Some diseases have more challenges than others in setting up the infections. Whilst respiratory viruses can be grown and dripped into the nose, other infections get into our bodies through a third organism, called a vector. In the case of schistosomiasis (sometimes called bilharzia), the disease-causing parasites live in snails (the vector) before infecting people. To help develop drugs and vaccines for this neglected tropical disease, researchers have had to learn snail husbandry!
Returning to the coronavirus human challenge studies, these look to address both the development of vaccines and improve our understanding about infection. In the earliest results from the Imperial-led study, the team showed symptoms start to develop very fast, on average about two days after contact with the virus. The infection first appears in the throat; infectious virus peaks about five days into infection and, at that stage, is significantly more abundant in the nose than the throat. It was seen that volunteers who had not had COVID-19 before could be infected with an extremely low dose of the virus, which might help to explain why SARS-CoV-2 is so infectious.
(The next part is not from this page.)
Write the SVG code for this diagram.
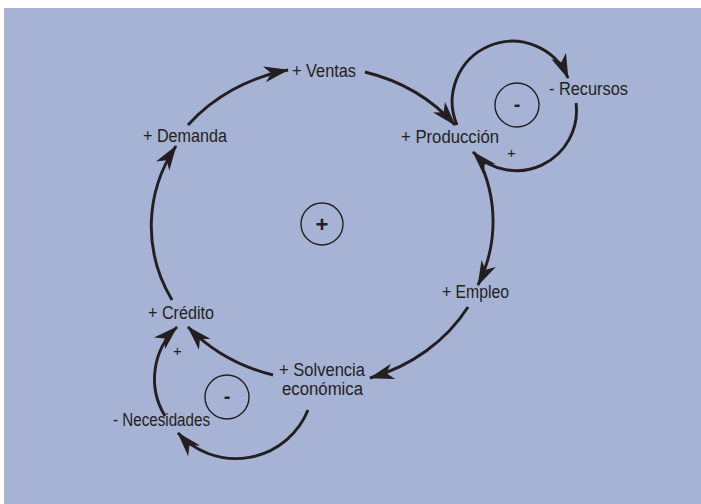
<svg xmlns="http://www.w3.org/2000/svg" width="701" height="504" viewBox="0 0 701 504">
<defs>
<marker id="ah" markerUnits="userSpaceOnUse" markerWidth="30" markerHeight="22" viewBox="-27 -11 30 22" refX="0" refY="0" orient="auto">
<path d="M1,0 L-24,-8 L-17,0 L-24,8 Z" fill="#231f20"/>
</marker>
</defs>
<style>
.lbl{font-family:"Liberation Sans",Arial,sans-serif;font-size:18px;fill:#231f20}
.sm{font-family:"Liberation Sans",Arial,sans-serif;font-size:15px;fill:#231f20}
.sign{font-family:"Liberation Sans",Arial,sans-serif;font-weight:bold;fill:#231f20;text-anchor:middle}
.c{fill:none;stroke:#231f20;stroke-width:2.9;marker-end:url(#ah)}
.ring{fill:none;stroke:#231f20;stroke-width:1.4}
</style>
<rect x="4" y="8" width="697" height="496" fill="#a6b3d5"/>
<g id="connectors">
<path class="c" d="M188,125 A174,156 0 0 1 288,70"/>
<path class="c" d="M365,72 A174,156 0 0 1 455,125"/>
<path class="c" d="M478,158 A174,156 0 0 1 478,285"/>
<path class="c" d="M468,307 A174,156 0 0 1 370,378"/>
<path class="c" d="M273,375 A174,156 0 0 1 188,327"/>
<path class="c" d="M172,300 A174,156 0 0 1 176,146"/>
<path class="c" d="M457,125 A60,60 0 0 1 568,78"/>
<path class="c" d="M576,103 A60,60 0 0 1 473,152"/>
<path class="c" d="M165,416 A71,71 0 0 1 177,327"/>
<path class="c" d="M308,410 A78,78 0 0 1 178,433"/>
</g>
<g id="loop-main"><circle class="ring" cx="322" cy="224" r="21"/><text class="sign" x="322" y="232" font-size="22">+</text></g>
<g id="loop-recursos"><circle class="ring" cx="517" cy="105" r="22"/><text class="sign" x="517" y="111" font-size="20">-</text></g>
<g id="loop-necesidades"><circle class="ring" cx="227" cy="397" r="22"/><text class="sign" x="227" y="403" font-size="20">-</text></g>
<g id="node-ventas"><text class="lbl" x="292" y="77" textLength="64" lengthAdjust="spacingAndGlyphs">+ Ventas</text></g>
<g id="node-produccion"><text class="lbl" x="401" y="143" textLength="98" lengthAdjust="spacingAndGlyphs">+ Producción</text></g>
<g id="node-recursos"><text class="lbl" x="549" y="95" textLength="79" lengthAdjust="spacingAndGlyphs">- Recursos</text></g>
<g id="node-demanda"><text class="lbl" x="143" y="142" textLength="84" lengthAdjust="spacingAndGlyphs">+ Demanda</text></g>
<g id="node-empleo"><text class="lbl" x="442" y="298" textLength="67" lengthAdjust="spacingAndGlyphs">+ Empleo</text></g>
<g id="node-credito"><text class="lbl" x="148" y="319" textLength="66" lengthAdjust="spacingAndGlyphs">+ Crédito</text></g>
<g id="node-solvencia"><text class="lbl" x="279" y="376" textLength="86" lengthAdjust="spacingAndGlyphs">+ Solvencia</text><text class="lbl" x="282" y="395" textLength="81" lengthAdjust="spacingAndGlyphs">económica</text></g>
<g id="node-necesidades"><text class="lbl" x="113" y="426" textLength="97" lengthAdjust="spacingAndGlyphs">- Necesidades</text></g>
<g id="polarity"><text class="sm" x="507" y="158">+</text><text class="sm" x="173" y="356">+</text></g>
</svg>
It can also inform more generally about the behaviour of respiratory viruses. These studies are now progressing to help in the design and testing of the next generation of vaccines and drugs.
As we have seen in the last two years, infections can be extraordinarily disruptive. Studying how they behave, why we get infected and how to prevent this is extremely important – when performed safely and ethically, human infection studies are an important part of our toolkit.
John Tregoning is Reader in Respiratory Infections at the Department of Infectious Disease and has studied the immune responses to vaccination and respiratory infection for over 20 years.